The news came in the same week as the latest data from the Federal Energy Regulatory Commission (FERC) revealed that renewables accounted for for 87.61 per cent of the 19GW of new US power generation capacity added during the first nine months of the year.

Enel ramps up €170bn net zero investment plans

Italian energy giant Enel has become the latest European utility to beef up its clean energy plans in the wake of the COP26 Climate Summit, announcing this week that it intends to invest €170bn this decade in support of a new target to deliver net zero emissions by 2040, 10 years earlier than originally planned.

The company said it was now planning to exit coal power generation by 2027 and gas by 2040, and as such it was accelerating its plans to invest in renewables and energy networks.


Israel and Jordan ink ground-breaking climate agreement

Israel and Jordan have this week signed a new agreement that could see the two countries co-operate to tackle escalating climate threats.

In a landmark deal for the Middle East, which was mediated by the UAE and the US, the two countries have agreed that Jordan will build a new solar farm that will export 600MW of electricity to Israel, while Israel will examine the possibility of exporting 200 million cubic meters of water to Jordan from a designated desalination plant.
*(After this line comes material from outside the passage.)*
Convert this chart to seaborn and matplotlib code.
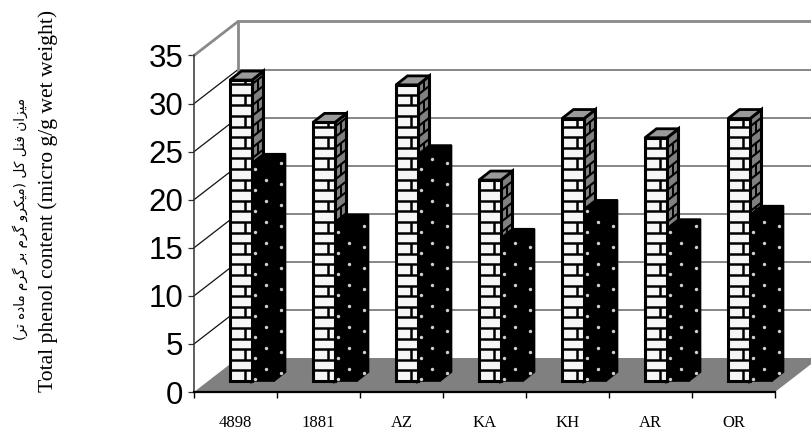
import matplotlib
matplotlib.use("Agg")
import matplotlib.pyplot as plt
import numpy as np
import pandas as pd
import seaborn as sns
from matplotlib.patches import Polygon

categories = ["4898", "1881", "AZ", "KA", "KH", "AR", "OR"]
series_a = [31.3, 26.9, 30.8, 20.9, 27.3, 25.3, 27.3]
series_b = [22.7, 16.4, 23.6, 14.9, 17.9, 15.9, 17.3]
yticks = [0, 5, 10, 15, 20, 25, 30, 35]
label_en = "Total phenol content (micro g/g wet weight)"
label_fa = "میزان فنل کل (میکرو گرم بر گرم ماده تر)"

FORMS = {
    "ا": "\uFE8D\uFE8E", "د": "\uFEA9\uFEAA", "ر": "\uFEAD\uFEAE", "ز": "\uFEAF\uFEB0", "و": "\uFEED\uFEEE",
    "ب": "\uFE8F\uFE90\uFE91\uFE92", "ت": "\uFE95\uFE96\uFE97\uFE98", "ف": "\uFED1\uFED2\uFED3\uFED4",
    "ک": "\uFB8E\uFB8F\uFB90\uFB91", "گ": "\uFB92\uFB93\uFB94\uFB95", "ل": "\uFEDD\uFEDE\uFEDF\uFEE0",
    "م": "\uFEE1\uFEE2\uFEE3\uFEE4", "ن": "\uFEE5\uFEE6\uFEE7\uFEE8", "ه": "\uFEE9\uFEEA\uFEEB\uFEEC",
    "ی": "\uFBFC\uFBFD\uFBFE\uFBFF",
}


def shape_rtl(text):
    out = []
    for i, c in enumerate(text):
        if c not in FORMS:
            out.append({"(": ")", ")": "("}.get(c, c))
            continue
        f = FORMS[c]
        prev = text[i - 1] if i else ""
        nxt = text[i + 1] if i + 1 < len(text) else ""
        from_prev = prev in FORMS and len(FORMS[prev]) == 4
        to_next = nxt in FORMS and len(f) == 4
        if from_prev and to_next:
            out.append(f[3])
        elif to_next:
            out.append(f[2])
        elif from_prev:
            out.append(f[1])
        else:
            out.append(f[0])
    return "".join(reversed(out))


W, H = 811, 436
sns.set_theme(style="white")
plt.rcParams["font.family"] = ["Liberation Sans", "DejaVu Sans"]
fig = plt.figure(figsize=(W / 100, H / 100), dpi=100, facecolor="white")
L, R, B0, T0 = 194, 775, 392, 55.5
ax = fig.add_axes([L / W, 1 - B0 / H, (R - L) / W, (B0 - T0) / H])

df = pd.DataFrame({
    "cat": categories * 2,
    "val": series_a + series_b,
    "s": ["a"] * len(categories) + ["b"] * len(categories),
})
sns.barplot(data=df, x="cat", y="val", hue="s", palette=["#f6f6f6", "black"], saturation=1,
            width=44 / 83, gap=0, legend=False, ax=ax, zorder=5)
ax.set_xlim(-0.5, 6.5)
ax.set_ylim(0, 35)
PX = 7 / (R - L)
PY = 35 / (B0 - T0)
DX, DY = 44 * PX, 34 * PY
xl, xr = -0.5, 6.5

# walls and floor
ax.add_patch(Polygon([(xl, 0), (xr, 0), (xr + DX, DY), (xl + DX, DY)], closed=True, fc="#808080", ec="none",
                     clip_on=False, zorder=1))
for v in yticks[1:-1]:
    ax.plot([xl, xl + DX], [v, v + DY], color="#111111", lw=0.9, clip_on=False, zorder=2)
    ax.plot([xl + DX, xr + DX], [v + DY, v + DY], color="#666666", lw=1.1, clip_on=False, zorder=2)
ax.plot([xl, xl + DX, xr + DX], [35, 35 + DY, 35 + DY], color="#8a8a8a", lw=2, clip_on=False, zorder=2)
ax.plot([xl + DX, xl + DX], [DY, 35 + DY], color="#8a8a8a", lw=2, clip_on=False, zorder=2)

# bars: lift and shift onto the floor, then add depth and textures
shift_x, shift_y = 16.5 * PX, 11 * PY
dx, dy = 11.5 * PX, 9 * PY
bars = [p for p in ax.patches if isinstance(p, matplotlib.patches.Rectangle) and p.get_height() > 0]
n = len(categories)
for i, p in enumerate(bars):
    p.set_x(p.get_x() + shift_x)
    p.set_y(shift_y)
    p.set_clip_on(False)
    x0, w, h = p.get_x(), p.get_width(), p.get_height()
    x1 = x0 + w
    y0, y1 = shift_y, shift_y + h
    is_brick = i < n
    base_z = 10 + 3 * (i % n) + (2 if not is_brick else 0)
    p.set_zorder(base_z + 1)
    p.set_edgecolor("black")
    p.set_linewidth(2.2 if is_brick else 1.2)
    side = Polygon([(x1, y0), (x1 + dx, y0 + dy), (x1 + dx, y1 + dy), (x1, y1)], closed=True,
                   fc="#808080" if is_brick else "black", ec="black", lw=2.2 if is_brick else 1.2,
                   clip_on=False, zorder=base_z)
    top = Polygon([(x0, y1), (x0 + dx, y1 + dy), (x1 + dx, y1 + dy), (x1, y1)], closed=True,
                  fc="#9a9a9a" if is_brick else "black", ec="black", lw=2 if is_brick else 1.2,
                  clip_on=False, zorder=base_z)
    ax.add_patch(side)
    ax.add_patch(top)
    if is_brick:
        course = 10.6 * PY
        k = 0
        yy = y0
        while yy < y1:
            z = base_z + 2
            ax.plot([x0, x1], [yy, yy], color="black", lw=1.8, clip_on=False, zorder=z, solid_capstyle="butt")
            ax.plot([x1, x1 + dx], [yy, yy + dy], color="black", lw=1.5, clip_on=False, zorder=z)
            top_y = min(yy + course, y1)
            if k % 2 == 0:
                ax.plot([x0 + 15 * PX] * 2, [yy, top_y], color="black", lw=1.8, clip_on=False, zorder=z,
                        solid_capstyle="butt")
            else:
                ax.plot([x1 + 5.5 * PX] * 2, [yy + 0.48 * dy, top_y + 0.48 * dy],
                        color="black", lw=1.4, clip_on=False, zorder=z, solid_capstyle="butt")
            yy += course
            k += 1
    else:
        xs, ys = [], []
        for col_x, start in [(x0 + 3 * PX, 2), (x0 + 14 * PX, 12), (x1 + 7 * PX, 8)]:
            lim = y1 + (5 * PY if col_x > x1 else 0)
            for yp in np.arange(start, 400, 21):
                yv = y0 + yp * PY
                if yv < lim - 2 * PY:
                    xs.append(col_x)
                    ys.append(yv)
        ax.scatter(xs, ys, s=6, color="#cfcfcf", linewidths=0, clip_on=False, zorder=base_z + 2)

# axes
for s in ["top", "right"]:
    ax.spines[s].set_visible(False)
ax.spines["left"].set_color("#333333")
ax.spines["left"].set_linewidth(1.1)
ax.spines["bottom"].set_color("black")
ax.spines["bottom"].set_linewidth(1.6)
ax.spines["bottom"].set_zorder(4)
ax.set_xlabel("")
ax.set_ylabel("")
ax.set_yticks(yticks)
ax.set_yticklabels([str(v) for v in yticks], fontsize=22.5, color="black", family="Liberation Sans")
ax.tick_params(axis="y", left=True, length=4.3, width=0.9, color="#333333", pad=3.4, direction="out")
ax.set_xticks(np.arange(-0.5, 7, 1))
ax.set_xticklabels([])
ax.set_xticks(np.arange(7), minor=True)
ax.set_xticklabels(categories, minor=True, fontsize=12, family="Liberation Serif", color="black")
ax.tick_params(axis="x", which="major", bottom=True, length=4.5, width=1, color="black", direction="out")
ax.tick_params(axis="x", which="minor", bottom=False, length=0, pad=16.5)

fig.text(48 / W, 1 - 201 / H, label_en, rotation=90, ha="center", va="center", fontsize=15.6,
         family="Liberation Serif", color="black")
fig.text(20 / W, 1 - 219 / H, shape_rtl(label_fa), rotation=90, ha="center", va="center", fontsize=9.8,
         family="DejaVu Sans", color="black")
fig.savefig("out.png", dpi=100, facecolor="white")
Further details for the plan are set to be finalised next year.

The agreement was signed at a ceremony in Dubai attended by Israeli Energy Minister Karin Elharrar, UAE Minister of Climate Change and Environment Mariam Al Mheiri, Jordanian Water Minister Mohammed al Najjar, and US Special Envoy for Climate John Kerry.
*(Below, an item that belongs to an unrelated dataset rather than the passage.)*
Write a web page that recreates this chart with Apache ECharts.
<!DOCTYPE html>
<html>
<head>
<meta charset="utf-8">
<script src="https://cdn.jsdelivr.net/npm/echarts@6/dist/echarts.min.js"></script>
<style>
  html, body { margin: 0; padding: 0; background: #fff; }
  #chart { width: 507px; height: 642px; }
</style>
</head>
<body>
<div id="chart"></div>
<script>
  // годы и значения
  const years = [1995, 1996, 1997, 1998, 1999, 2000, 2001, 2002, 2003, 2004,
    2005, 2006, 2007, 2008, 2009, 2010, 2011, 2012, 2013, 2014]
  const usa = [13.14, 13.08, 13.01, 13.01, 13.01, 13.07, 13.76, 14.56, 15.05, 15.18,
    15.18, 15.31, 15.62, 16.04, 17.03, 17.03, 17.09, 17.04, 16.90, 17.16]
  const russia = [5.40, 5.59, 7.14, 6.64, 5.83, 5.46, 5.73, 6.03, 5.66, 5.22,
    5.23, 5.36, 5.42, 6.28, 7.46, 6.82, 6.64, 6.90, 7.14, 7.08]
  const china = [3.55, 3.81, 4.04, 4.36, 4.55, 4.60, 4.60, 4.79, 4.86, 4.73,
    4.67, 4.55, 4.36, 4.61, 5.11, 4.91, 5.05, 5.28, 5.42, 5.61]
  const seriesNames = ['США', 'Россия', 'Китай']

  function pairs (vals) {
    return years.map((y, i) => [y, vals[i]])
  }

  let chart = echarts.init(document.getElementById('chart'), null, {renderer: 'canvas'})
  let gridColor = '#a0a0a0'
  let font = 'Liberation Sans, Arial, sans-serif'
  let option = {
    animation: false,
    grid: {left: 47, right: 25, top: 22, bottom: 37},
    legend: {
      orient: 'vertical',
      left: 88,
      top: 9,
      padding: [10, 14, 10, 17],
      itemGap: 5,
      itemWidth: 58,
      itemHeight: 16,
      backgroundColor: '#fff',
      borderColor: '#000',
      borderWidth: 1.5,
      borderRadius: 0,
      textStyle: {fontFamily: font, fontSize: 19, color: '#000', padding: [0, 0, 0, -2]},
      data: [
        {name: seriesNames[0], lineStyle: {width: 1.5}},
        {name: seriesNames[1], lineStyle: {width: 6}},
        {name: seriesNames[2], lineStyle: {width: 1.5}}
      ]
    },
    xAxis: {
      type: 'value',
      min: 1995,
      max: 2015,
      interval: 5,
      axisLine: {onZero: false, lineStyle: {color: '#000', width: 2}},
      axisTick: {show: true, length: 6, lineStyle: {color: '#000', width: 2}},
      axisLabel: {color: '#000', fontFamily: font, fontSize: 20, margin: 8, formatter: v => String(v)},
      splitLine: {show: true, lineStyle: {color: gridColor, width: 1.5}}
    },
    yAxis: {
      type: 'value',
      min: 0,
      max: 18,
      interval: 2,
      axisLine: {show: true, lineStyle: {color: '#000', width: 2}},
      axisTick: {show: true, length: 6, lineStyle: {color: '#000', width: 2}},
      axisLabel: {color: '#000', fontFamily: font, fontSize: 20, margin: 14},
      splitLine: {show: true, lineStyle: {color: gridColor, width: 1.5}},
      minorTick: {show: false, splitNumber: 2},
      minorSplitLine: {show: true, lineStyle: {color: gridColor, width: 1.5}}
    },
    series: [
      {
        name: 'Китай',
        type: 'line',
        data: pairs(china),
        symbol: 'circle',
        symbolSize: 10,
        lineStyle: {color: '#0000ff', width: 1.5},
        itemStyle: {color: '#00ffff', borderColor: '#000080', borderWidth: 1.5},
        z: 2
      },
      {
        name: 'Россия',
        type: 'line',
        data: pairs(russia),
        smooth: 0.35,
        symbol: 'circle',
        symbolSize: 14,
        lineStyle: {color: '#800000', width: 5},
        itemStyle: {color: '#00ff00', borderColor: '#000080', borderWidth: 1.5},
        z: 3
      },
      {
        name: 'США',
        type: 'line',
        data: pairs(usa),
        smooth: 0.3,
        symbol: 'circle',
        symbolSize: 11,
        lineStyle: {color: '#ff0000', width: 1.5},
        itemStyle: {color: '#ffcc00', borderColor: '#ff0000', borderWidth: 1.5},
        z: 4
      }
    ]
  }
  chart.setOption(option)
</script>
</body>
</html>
Singapore announces carbon capture goals

Singapore is aiming to deliver at least two million tonnes of carbon capture capacity by 2030 as it looks to bolster the green credentials of its giant Jurong Island oil refinery.

The new goal was announced this week by the country’s Economic Development Board, as officials unveiled plans that could see it work with a number of leading oil majors to establish a carbon capture test hub at the Jurong Island site. Reuters reported that both Shell and Exxon have flagged their interest in the project.

The government also announced a new 2030 target for the energy and chemicals sector to more than double the output of sustainable products compared to 2019 levels.

The news came in the same week as Shell announced it has halved its crude processing capacity at its Pulau Bukom hub in Singapore as it looks to ramp up investment in a range of biofuel, plastic processing, and carbon capture projects.

In related news, The Times reported this week that China is ramping up its investment in the carbon capture and storage (CCS) sector with a new report from consultancy BDO detailing how China now accounts for 81 per cent of all new carbon capture patents registered. In second place, the United States produced only 9 per cent of all new carbon capture patents, while Britain accounted for just one per cent of CCS-related patents.


Australia and Germany confirm joint hydrogen funding push

The Australian and German governments have this week announced plans to invest around $90m in a new wave of hydrogen projects as part of their bilateral HySupply hydrogen supply chain initiative.

Germany has committed €50m to the new porgramme with Australia providing A$50m. “The recent release of the first report from HySupply, our joint Australian-German hydrogen supply chain study, found there is great potential for Australian hydrogen to supply growing demand in Germany,” Energy Minister Angus Taylor said in a statement.

The scheme is now expected to start accepting bids for funding through a joint Hydrogen Innovation and Technology Incubator, called HyGate, in the first quarter of 2022.